一方のシャムシュル・ラーマンは、内戦勃発を受けて田舎の親族の家に身を寄せていたが、そこで高名な「独立よ、おまえは」を書く。ごくごくシンプルにベンガル人にとって大切なものを列挙したこの詩は、当時解放軍兵士の手から手へと渡されていき、ついには国境を越えてインド側のコルカタで出版されるに至る。この詩は多くのバングラデシュ人の支えとなり、今日なお人々に親しまれている。

3.ふたりの軌跡が離れる:

ふたりの軌跡が大きく離れていくのは、バングラデシュ独立後のことである。ダッカに戻り、なんとか生活を立て直していったシャムシュル・ラーマンに対し、ショヒド・カドリは混乱の止まない国を離れるという選択をした。ふたりはデビュー当時から親しく、シャムシュル・ラーマンは盟友のために安定した仕事を探す努力をしたようだが、ショヒド・カドリは結局イギリスからドイツに渡り、そして最終的にはアメリカに腰をすえることとなる。
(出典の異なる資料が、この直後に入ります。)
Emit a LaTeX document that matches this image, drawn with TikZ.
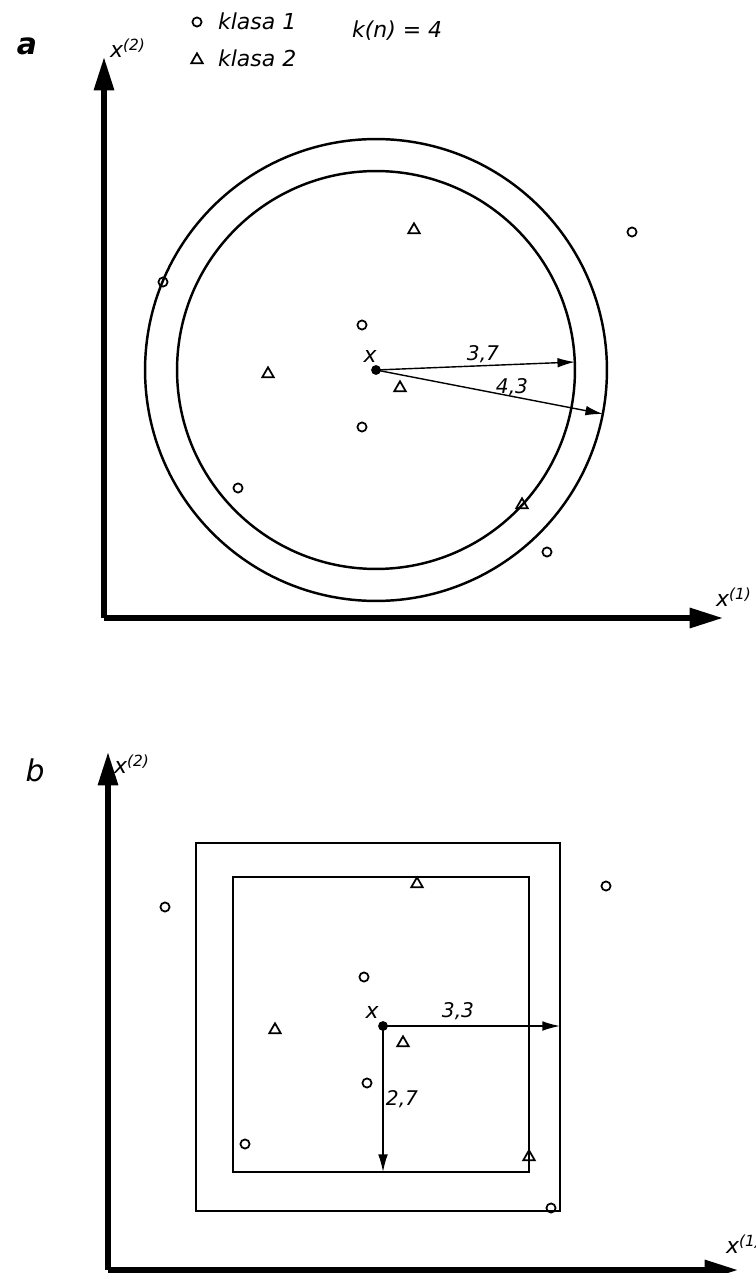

70年代以降、21世紀を迎えて亡くなるまで、シャムシュル・ラーマンはバングラデシュの人々に寄り添い、その歩みとともに大詩人となっていく。一方のショヒド・カドリは78年の第三詩集を最後に詩作から遠ざかる。2009年に待ち望まれた第四詩集をニューヨークから出版するも、長らくベンガル詩の世界から離れていた感は否めない。

4.それだけで充分?

結果としてシャムシュル・ラーマンはバングラデシュとともにゆっくりと大成していったのに対し、ショヒド・カドリは早々に筆を折ったかに見えるが、それは詩人としての挫折を意味するのだろうか?そうではないだろう。始めから完成された詩人であったショヒド・カドリの詩編の魅力は揺るぎない。数々の記憶に残る作品を残したショヒド・カドリの生涯もまた、彼自身が「それだけで充分ではないのか?」と問うたように、充分すぎるものだったと言えよう。

 

付記:幸運なことにわたしはこのおふたりと会ったことがある。大詩人でありながら、どこか茶目っ気のあるシャムシュル・ラーマンに対して、ずっと年下のショヒド・カドリは、老成した感じを抱かせる人物だったのを思い出す。おふたりの詩のほんの一端にでも触れてみたいと思う方は、拙訳の『バングラデシュ詩選集』(大同生命国際文化基金)をご覧いただければ幸いである。ショヒド・カドリの「それだけで充分ではないのか?」という文言は「金をいつ手に入れる?」という作品中の一節である。